• **CHALLENGE**
Without the images, write out the whole listing exactly.

※

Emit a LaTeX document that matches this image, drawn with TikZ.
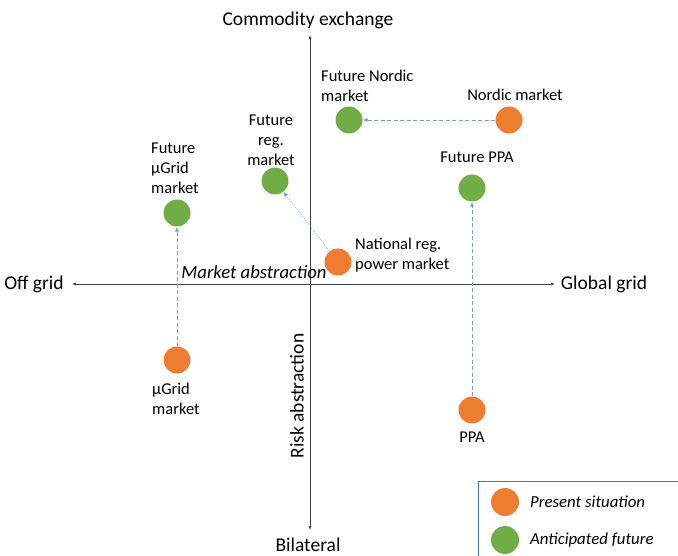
\documentclass[tikz,border=0pt]{standalone}
\usepackage{fontspec}
\setmainfont{Carlito}
\usetikzlibrary{arrows.meta}
\definecolor{orgc}{HTML}{ED7D31}
\definecolor{grnc}{HTML}{70AD47}
\definecolor{bluec}{HTML}{4472C4}
\begin{document}
\begin{tikzpicture}[x=1pt,y=-1pt,
  every node/.style={font=\fontsize{16.5}{20}\selectfont, inner sep=0pt},
  axlbl/.style={font=\fontsize{19.5}{23}\selectfont},
  present/.style={circle, fill=orgc, minimum size=27pt},
  future/.style={circle, fill=grnc, minimum size=27pt},
  axis/.style={draw=black!75, line width=0.6pt, {Latex[length=4pt,width=3pt]}-{Latex[length=4pt,width=3pt]}},
  move/.style={draw=bluec!70, line width=0.6pt, dash pattern=on 4pt off 2.5pt, -{Latex[length=5pt,width=4pt]}},
  movedot/.style={draw=bluec!70, line width=0.5pt, dash pattern=on 1.2pt off 1.2pt, -{Latex[length=5pt,width=4pt]}},
  lbl/.style={align=left, anchor=west},
  lblc/.style={align=center}]
\clip (0,0) rectangle (678,556);
\useasboundingbox (0,0) rectangle (678,556);
% axes
\coordinate (top) at (310,35);
\coordinate (bot) at (310,530);
\coordinate (lft) at (72,284);
\coordinate (rgt) at (555,284);
\draw[axis] (bot) -- (top);
\draw[axis] (lft) -- (rgt);
\node[axlbl] (ce) at (308,20) {Commodity exchange};
\node[axlbl] (bl) at (308,545) {Bilateral};
\node[axlbl] (og) at (34,284) {Off grid};
\node[axlbl] (gg) at (604,284) {Global grid};
\node[axlbl, rotate=90] (ra) at (297,396) {Risk abstraction};
\node[font=\fontsize{18.7}{22}\selectfont\itshape] (ma) at (254,272) {Market abstraction};
% points
\node[future] (fnm) at (349,120) {};
\node[present] (nm) at (509,120) {};
\node[future] (frm) at (275,181) {};
\node[future] (fppa) at (472,188) {};
\node[future] (fmg) at (177,213) {};
\node[present] (nrm) at (338,262) {};
\node[present] (mg) at (177,360) {};
\node[present] (ppa) at (472,410) {};
% labels
\node[lbl] (lfnm) at (321,86) {Future Nordic\\market};
\node (lnm) at (515,95) {Nordic market};
\node[lblc] (lfrm) at (271,140) {Future\\reg.\\market};
\node (lfppa) at (477,157) {Future PPA};
\node[lbl] (lfmg) at (151,168) {Future\\µGrid\\market};
\node[lbl] (lnrm) at (355,255) {National reg.\\power market};
\node[lbl] (lmg) at (152,399) {µGrid\\market};
\node (lppa) at (472,437) {PPA};
% transitions
\draw[move] (nm) -- (fnm);
\draw[move] (ppa) -- (fppa);
\draw[move] (mg) -- (fmg);
\draw[movedot] (nrm) -- (frm);
% legend
\draw[draw=bluec, line width=0.8pt] (478,481) rectangle (700,600);
\node[present, minimum size=28pt] (lgp) at (505,502) {};
\node[future, minimum size=28pt] (lgf) at (505,540) {};
\node[lbl, font=\fontsize{16.8}{20}\selectfont\itshape] (lgpt) at (530,502) {Present situation};
\node[lbl, font=\fontsize{16.8}{20}\selectfont\itshape] (lgft) at (530,540) {Anticipated future};
\end{tikzpicture}
\end{document}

※

• **RESULT FOR THIS EXERCISE**
Emit a LaTeX document that matches this image, drawn with TikZ.
\documentclass[tikz,border=0pt]{standalone}
\usepackage{fontspec}
\setmainfont{Carlito}
\usetikzlibrary{arrows.meta}
\definecolor{orgc}{HTML}{ED7D31}
\definecolor{grnc}{HTML}{70AD47}
\definecolor{bluec}{HTML}{4472C4}
\begin{document}
\begin{tikzpicture}[x=1pt,y=-1pt,
  every node/.style={font=\fontsize{16.5}{20}\selectfont, inner sep=0pt},
  axlbl/.style={font=\fontsize{19.5}{23}\selectfont},
  present/.style={circle, fill=orgc, minimum size=27pt},
  future/.style={circle, fill=grnc, minimum size=27pt},
  axis/.style={draw=black!75, line width=0.6pt, {Latex[length=4pt,width=3pt]}-{Latex[length=4pt,width=3pt]}},
  move/.style={draw=bluec!70, line width=0.6pt, dash pattern=on 4pt off 2.5pt, -{Latex[length=5pt,width=4pt]}},
  movedot/.style={draw=bluec!70, line width=0.5pt, dash pattern=on 1.2pt off 1.2pt, -{Latex[length=5pt,width=4pt]}},
  lbl/.style={align=left, anchor=west},
  lblc/.style={align=center}]
\clip (0,0) rectangle (678,556);
\useasboundingbox (0,0) rectangle (678,556);
% axes
\coordinate (top) at (310,35);
\coordinate (bot) at (310,530);
\coordinate (lft) at (72,284);
\coordinate (rgt) at (555,284);
\draw[axis] (bot) -- (top);
\draw[axis] (lft) -- (rgt);
\node[axlbl] (ce) at (308,20) {Commodity exchange};
\node[axlbl] (bl) at (308,545) {Bilateral};
\node[axlbl] (og) at (34,284) {Off grid};
\node[axlbl] (gg) at (604,284) {Global grid};
\node[axlbl, rotate=90] (ra) at (297,396) {Risk abstraction};
\node[font=\fontsize{18.7}{22}\selectfont\itshape] (ma) at (254,272) {Market abstraction};
% points
\node[future] (fnm) at (349,120) {};
\node[present] (nm) at (509,120) {};
\node[future] (frm) at (275,181) {};
\node[future] (fppa) at (472,188) {};
\node[future] (fmg) at (177,213) {};
\node[present] (nrm) at (338,262) {};
\node[present] (mg) at (177,360) {};
\node[present] (ppa) at (472,410) {};
% labels
\node[lbl] (lfnm) at (321,86) {Future Nordic\\market};
\node (lnm) at (515,95) {Nordic market};
\node[lblc] (lfrm) at (271,140) {Future\\reg.\\market};
\node (lfppa) at (477,157) {Future PPA};
\node[lbl] (lfmg) at (151,168) {Future\\µGrid\\market};
\node[lbl] (lnrm) at (355,255) {National reg.\\power market};
\node[lbl] (lmg) at (152,399) {µGrid\\market};
\node (lppa) at (472,437) {PPA};
% transitions
\draw[move] (nm) -- (fnm);
\draw[move] (ppa) -- (fppa);
\draw[move] (mg) -- (fmg);
\draw[movedot] (nrm) -- (frm);
% legend
\draw[draw=bluec, line width=0.8pt] (478,481) rectangle (700,600);
\node[present, minimum size=28pt] (lgp) at (505,502) {};
\node[future, minimum size=28pt] (lgf) at (505,540) {};
\node[lbl, font=\fontsize{16.8}{20}\selectfont\itshape] (lgpt) at (530,502) {Present situation};
\node[lbl, font=\fontsize{16.8}{20}\selectfont\itshape] (lgft) at (530,540) {Anticipated future};
\end{tikzpicture}
\end{document}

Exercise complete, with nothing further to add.